**Instructions to follow:** Filter the entries, keeping every line with the word "that".
==== Exercise inputs
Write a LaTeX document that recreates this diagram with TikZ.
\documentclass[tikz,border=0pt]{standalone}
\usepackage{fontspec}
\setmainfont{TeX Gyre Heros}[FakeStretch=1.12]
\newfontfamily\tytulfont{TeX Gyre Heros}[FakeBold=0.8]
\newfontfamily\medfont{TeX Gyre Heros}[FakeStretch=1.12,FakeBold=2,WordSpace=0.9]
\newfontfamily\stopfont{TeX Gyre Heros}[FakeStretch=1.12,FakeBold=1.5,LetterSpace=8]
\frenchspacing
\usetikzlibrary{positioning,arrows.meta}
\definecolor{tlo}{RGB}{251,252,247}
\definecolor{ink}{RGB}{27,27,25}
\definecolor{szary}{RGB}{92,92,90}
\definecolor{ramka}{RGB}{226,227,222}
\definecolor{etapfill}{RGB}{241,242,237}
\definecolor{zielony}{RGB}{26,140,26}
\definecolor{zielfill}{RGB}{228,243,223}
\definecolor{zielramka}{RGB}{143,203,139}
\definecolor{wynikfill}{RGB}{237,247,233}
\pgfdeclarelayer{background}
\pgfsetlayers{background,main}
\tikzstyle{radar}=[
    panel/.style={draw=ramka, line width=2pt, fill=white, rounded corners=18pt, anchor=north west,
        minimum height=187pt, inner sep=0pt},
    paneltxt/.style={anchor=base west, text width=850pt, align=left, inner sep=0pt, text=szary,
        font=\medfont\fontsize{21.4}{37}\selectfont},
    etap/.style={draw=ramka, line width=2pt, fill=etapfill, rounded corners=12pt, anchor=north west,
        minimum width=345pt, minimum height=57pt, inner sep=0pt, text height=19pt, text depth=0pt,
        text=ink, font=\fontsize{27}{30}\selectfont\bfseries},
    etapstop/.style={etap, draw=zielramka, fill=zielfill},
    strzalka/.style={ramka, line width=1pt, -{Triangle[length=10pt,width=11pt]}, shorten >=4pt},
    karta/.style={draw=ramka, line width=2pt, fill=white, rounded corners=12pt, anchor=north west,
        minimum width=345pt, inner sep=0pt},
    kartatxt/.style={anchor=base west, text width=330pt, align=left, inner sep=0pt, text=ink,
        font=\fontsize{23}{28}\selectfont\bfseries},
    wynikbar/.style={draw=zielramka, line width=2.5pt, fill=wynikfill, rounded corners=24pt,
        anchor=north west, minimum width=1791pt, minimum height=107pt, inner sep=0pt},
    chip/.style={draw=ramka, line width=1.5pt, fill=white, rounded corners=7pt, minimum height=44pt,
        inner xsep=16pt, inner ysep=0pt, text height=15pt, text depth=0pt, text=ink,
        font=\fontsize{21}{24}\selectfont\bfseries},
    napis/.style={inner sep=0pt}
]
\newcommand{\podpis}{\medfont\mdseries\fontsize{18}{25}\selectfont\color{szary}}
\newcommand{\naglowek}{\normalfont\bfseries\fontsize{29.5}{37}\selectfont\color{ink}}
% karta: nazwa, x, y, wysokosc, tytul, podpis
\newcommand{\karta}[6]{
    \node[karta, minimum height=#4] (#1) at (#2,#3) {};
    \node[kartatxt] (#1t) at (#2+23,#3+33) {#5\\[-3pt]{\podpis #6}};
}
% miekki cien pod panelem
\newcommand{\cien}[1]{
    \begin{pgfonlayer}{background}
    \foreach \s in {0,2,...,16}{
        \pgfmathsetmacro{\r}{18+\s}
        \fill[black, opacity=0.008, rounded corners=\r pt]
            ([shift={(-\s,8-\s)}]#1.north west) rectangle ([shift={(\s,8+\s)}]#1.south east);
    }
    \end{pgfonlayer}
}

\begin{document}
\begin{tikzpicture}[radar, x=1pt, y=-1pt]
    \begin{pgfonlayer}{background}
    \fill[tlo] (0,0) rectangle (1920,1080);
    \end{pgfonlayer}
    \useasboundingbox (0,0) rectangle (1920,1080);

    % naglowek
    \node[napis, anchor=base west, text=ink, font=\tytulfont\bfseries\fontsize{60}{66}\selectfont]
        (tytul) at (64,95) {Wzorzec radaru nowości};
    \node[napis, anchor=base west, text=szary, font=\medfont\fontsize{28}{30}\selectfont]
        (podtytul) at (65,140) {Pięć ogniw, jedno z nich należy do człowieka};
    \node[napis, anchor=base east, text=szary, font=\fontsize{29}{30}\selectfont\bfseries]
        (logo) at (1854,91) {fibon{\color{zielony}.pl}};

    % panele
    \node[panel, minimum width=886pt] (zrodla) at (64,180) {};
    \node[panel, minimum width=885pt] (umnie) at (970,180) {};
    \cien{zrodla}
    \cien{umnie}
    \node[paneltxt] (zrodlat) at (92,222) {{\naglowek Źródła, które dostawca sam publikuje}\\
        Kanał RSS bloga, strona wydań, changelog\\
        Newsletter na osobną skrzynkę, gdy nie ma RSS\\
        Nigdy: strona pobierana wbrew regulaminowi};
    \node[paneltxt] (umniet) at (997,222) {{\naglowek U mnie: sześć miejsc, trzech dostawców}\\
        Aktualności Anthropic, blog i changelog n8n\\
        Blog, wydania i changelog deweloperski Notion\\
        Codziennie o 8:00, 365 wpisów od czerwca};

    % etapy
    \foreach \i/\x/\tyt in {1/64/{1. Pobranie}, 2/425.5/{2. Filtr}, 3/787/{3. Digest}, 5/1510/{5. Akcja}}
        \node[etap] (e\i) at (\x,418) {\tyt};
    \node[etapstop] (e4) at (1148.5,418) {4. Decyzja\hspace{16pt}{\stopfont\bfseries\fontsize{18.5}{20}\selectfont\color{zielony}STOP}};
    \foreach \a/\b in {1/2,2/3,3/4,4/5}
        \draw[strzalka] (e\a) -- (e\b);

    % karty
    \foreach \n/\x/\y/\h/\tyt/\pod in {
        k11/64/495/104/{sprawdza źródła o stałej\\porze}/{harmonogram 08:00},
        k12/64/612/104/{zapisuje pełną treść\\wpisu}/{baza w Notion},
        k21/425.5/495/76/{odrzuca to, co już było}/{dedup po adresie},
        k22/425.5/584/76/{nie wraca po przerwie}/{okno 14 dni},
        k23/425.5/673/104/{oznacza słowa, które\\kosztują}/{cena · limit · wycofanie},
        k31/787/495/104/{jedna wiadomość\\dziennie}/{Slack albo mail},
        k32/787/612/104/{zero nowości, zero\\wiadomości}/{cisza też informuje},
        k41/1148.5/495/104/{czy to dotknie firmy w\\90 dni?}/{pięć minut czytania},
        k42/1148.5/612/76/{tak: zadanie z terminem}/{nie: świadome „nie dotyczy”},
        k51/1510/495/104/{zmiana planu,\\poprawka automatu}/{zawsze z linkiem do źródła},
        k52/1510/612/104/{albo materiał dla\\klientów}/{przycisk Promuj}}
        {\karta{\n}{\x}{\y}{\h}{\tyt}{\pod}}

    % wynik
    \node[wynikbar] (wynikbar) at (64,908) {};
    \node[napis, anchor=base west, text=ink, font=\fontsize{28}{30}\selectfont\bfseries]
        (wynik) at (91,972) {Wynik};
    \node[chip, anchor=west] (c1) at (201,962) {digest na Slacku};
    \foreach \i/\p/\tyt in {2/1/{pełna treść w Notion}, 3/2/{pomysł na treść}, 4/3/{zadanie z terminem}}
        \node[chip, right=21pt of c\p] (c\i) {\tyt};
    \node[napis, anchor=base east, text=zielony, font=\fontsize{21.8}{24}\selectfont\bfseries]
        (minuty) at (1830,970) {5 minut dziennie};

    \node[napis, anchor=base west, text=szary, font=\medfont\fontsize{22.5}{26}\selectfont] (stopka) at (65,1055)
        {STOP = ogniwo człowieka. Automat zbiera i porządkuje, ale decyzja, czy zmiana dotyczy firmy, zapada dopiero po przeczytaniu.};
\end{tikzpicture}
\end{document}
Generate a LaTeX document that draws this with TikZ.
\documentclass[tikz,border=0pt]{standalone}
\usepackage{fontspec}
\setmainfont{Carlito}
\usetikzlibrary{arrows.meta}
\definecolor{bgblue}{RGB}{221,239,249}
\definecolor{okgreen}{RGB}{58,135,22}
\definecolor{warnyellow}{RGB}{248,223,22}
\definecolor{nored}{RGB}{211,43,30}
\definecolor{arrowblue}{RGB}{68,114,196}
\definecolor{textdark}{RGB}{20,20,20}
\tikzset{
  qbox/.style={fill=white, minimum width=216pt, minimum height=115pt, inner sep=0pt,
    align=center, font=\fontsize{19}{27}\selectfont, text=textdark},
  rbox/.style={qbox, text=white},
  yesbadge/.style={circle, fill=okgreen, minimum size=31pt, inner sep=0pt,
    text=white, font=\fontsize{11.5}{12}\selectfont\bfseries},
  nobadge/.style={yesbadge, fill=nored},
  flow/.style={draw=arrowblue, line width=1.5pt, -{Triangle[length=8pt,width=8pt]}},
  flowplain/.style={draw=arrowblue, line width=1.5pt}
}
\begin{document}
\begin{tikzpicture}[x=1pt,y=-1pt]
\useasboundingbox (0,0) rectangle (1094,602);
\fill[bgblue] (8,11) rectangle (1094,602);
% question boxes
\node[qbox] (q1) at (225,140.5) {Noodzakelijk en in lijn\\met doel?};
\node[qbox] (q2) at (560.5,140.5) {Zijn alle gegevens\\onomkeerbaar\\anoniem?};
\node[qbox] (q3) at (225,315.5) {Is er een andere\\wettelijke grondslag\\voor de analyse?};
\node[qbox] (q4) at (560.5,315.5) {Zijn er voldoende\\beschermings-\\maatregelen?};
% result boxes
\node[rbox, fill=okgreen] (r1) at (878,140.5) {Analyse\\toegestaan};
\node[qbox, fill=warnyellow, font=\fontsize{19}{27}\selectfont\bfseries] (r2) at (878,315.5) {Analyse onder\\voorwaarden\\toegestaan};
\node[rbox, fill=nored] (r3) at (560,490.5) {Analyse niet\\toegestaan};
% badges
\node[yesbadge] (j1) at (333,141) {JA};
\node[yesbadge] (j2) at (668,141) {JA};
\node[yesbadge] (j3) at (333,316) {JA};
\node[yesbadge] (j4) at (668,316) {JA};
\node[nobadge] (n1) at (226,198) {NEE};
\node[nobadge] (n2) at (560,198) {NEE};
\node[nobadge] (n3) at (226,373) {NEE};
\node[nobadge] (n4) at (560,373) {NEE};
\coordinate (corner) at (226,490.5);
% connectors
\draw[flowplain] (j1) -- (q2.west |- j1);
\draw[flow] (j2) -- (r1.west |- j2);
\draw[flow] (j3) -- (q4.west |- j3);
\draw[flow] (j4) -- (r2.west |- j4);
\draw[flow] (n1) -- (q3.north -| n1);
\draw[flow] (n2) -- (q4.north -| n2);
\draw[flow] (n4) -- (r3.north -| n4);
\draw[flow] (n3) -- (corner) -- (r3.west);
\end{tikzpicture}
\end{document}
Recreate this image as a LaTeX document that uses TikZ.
========
**Result for this task:**
Write a LaTeX document that recreates this diagram with TikZ.
Generate a LaTeX document that draws this with TikZ.
Recreate this image as a LaTeX document that uses TikZ.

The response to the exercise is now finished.